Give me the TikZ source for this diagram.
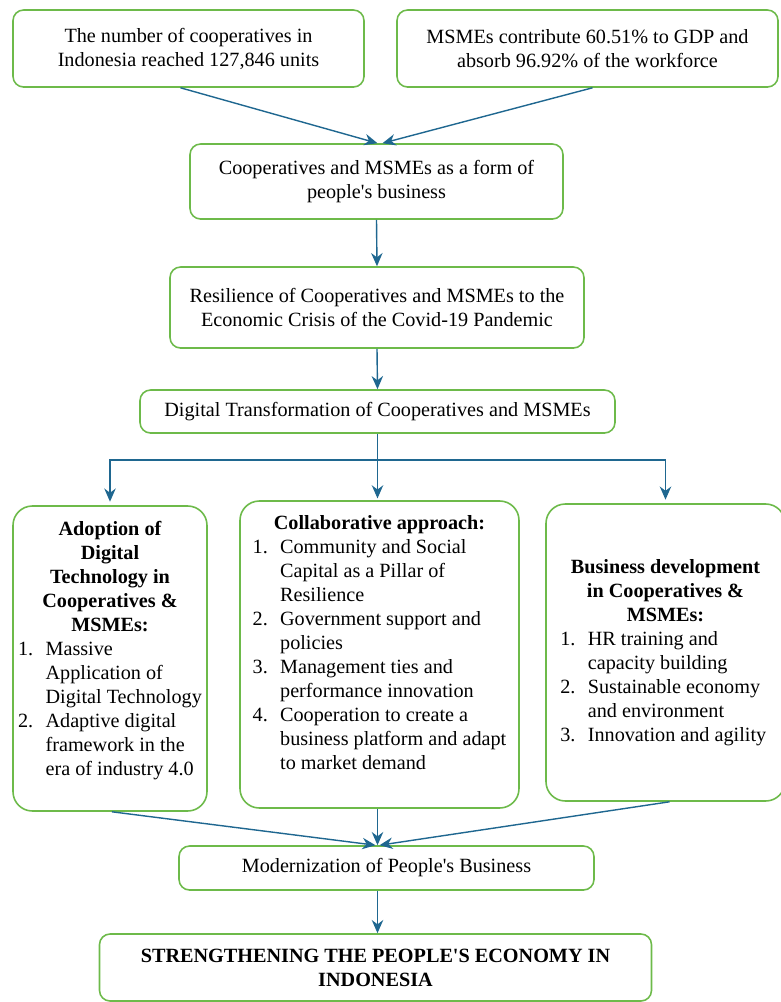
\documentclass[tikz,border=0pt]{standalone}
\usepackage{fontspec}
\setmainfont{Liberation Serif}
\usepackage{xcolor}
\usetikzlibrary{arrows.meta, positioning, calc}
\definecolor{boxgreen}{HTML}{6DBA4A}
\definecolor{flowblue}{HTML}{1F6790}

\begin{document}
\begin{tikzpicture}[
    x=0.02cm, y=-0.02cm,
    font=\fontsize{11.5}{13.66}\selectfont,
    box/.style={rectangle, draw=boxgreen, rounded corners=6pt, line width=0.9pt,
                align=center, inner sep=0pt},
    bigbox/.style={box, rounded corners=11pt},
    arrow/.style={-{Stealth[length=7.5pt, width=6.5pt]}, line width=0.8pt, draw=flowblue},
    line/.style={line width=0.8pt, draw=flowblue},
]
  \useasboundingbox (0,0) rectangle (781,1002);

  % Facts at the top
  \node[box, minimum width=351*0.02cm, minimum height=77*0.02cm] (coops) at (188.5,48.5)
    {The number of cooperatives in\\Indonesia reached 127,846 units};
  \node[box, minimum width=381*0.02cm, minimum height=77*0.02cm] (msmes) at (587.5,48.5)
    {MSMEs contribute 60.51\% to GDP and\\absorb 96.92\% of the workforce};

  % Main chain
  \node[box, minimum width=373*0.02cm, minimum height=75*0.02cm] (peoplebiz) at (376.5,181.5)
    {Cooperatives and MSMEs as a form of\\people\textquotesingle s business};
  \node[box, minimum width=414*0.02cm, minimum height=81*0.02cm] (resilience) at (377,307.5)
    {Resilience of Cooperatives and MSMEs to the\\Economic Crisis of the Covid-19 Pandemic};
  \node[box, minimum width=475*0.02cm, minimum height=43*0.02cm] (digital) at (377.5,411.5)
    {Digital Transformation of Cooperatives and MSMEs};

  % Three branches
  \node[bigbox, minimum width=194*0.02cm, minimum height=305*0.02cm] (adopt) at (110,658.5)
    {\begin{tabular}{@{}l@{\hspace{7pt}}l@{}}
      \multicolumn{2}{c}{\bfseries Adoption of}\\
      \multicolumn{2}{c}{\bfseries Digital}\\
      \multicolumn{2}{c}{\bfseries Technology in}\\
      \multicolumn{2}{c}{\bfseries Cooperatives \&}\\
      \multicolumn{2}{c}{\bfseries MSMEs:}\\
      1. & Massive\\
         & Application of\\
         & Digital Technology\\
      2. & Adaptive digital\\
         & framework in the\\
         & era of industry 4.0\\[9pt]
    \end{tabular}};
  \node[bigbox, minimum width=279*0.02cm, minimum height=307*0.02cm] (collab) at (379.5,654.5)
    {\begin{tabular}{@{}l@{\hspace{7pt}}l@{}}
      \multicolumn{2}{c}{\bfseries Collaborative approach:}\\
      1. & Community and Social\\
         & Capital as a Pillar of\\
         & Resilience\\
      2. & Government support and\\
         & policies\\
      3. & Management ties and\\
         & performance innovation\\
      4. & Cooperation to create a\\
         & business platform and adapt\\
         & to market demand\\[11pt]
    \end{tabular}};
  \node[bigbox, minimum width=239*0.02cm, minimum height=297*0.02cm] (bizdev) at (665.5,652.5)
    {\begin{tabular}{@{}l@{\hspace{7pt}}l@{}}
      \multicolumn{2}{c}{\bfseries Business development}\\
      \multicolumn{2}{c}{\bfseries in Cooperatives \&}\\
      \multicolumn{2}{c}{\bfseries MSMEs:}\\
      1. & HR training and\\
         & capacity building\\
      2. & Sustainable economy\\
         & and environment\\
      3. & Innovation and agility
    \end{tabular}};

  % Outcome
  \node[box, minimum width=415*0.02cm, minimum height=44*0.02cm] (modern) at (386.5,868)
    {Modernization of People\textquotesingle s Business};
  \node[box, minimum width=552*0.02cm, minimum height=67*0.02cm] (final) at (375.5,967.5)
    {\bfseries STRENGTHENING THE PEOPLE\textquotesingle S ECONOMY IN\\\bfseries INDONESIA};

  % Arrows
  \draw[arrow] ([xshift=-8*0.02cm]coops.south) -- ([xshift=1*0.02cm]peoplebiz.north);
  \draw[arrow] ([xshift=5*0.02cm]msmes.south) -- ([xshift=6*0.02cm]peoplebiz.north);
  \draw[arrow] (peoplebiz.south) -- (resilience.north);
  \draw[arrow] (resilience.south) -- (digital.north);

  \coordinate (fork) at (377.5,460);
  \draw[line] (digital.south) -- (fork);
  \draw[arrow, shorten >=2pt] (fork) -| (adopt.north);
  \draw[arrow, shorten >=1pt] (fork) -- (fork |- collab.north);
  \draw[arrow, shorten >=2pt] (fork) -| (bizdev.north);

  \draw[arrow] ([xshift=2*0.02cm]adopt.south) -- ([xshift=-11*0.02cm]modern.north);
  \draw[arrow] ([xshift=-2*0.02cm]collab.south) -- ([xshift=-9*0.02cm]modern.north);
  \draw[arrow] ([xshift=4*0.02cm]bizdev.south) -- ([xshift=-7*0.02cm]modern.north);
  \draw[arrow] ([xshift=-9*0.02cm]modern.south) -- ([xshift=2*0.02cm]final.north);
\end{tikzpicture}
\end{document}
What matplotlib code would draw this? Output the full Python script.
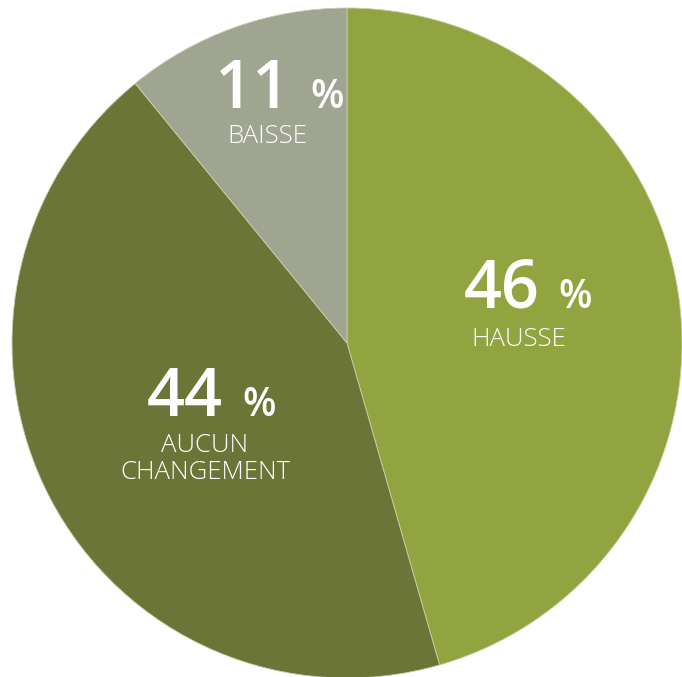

^^^^^^^^

Starting at the top of the listing above, please restate word for word each line up to and including the one that holds "contribute 60.51\% to", omitting every image.

Give me the TikZ source for this diagram.
\documentclass[tikz,border=0pt]{standalone}
\usepackage{fontspec}
\setmainfont{Liberation Serif}
\usepackage{xcolor}
\usetikzlibrary{arrows.meta, positioning, calc}
\definecolor{boxgreen}{HTML}{6DBA4A}
\definecolor{flowblue}{HTML}{1F6790}

\begin{document}
\begin{tikzpicture}[
    x=0.02cm, y=-0.02cm,
    font=\fontsize{11.5}{13.66}\selectfont,
    box/.style={rectangle, draw=boxgreen, rounded corners=6pt, line width=0.9pt,
                align=center, inner sep=0pt},
    bigbox/.style={box, rounded corners=11pt},
    arrow/.style={-{Stealth[length=7.5pt, width=6.5pt]}, line width=0.8pt, draw=flowblue},
    line/.style={line width=0.8pt, draw=flowblue},
]
  \useasboundingbox (0,0) rectangle (781,1002);

  % Facts at the top
  \node[box, minimum width=351*0.02cm, minimum height=77*0.02cm] (coops) at (188.5,48.5)
    {The number of cooperatives in\\Indonesia reached 127,846 units};
  \node[box, minimum width=381*0.02cm, minimum height=77*0.02cm] (msmes) at (587.5,48.5)
    {MSMEs contribute 60.51\% to GDP and\\absorb 96.92\% of the workforce};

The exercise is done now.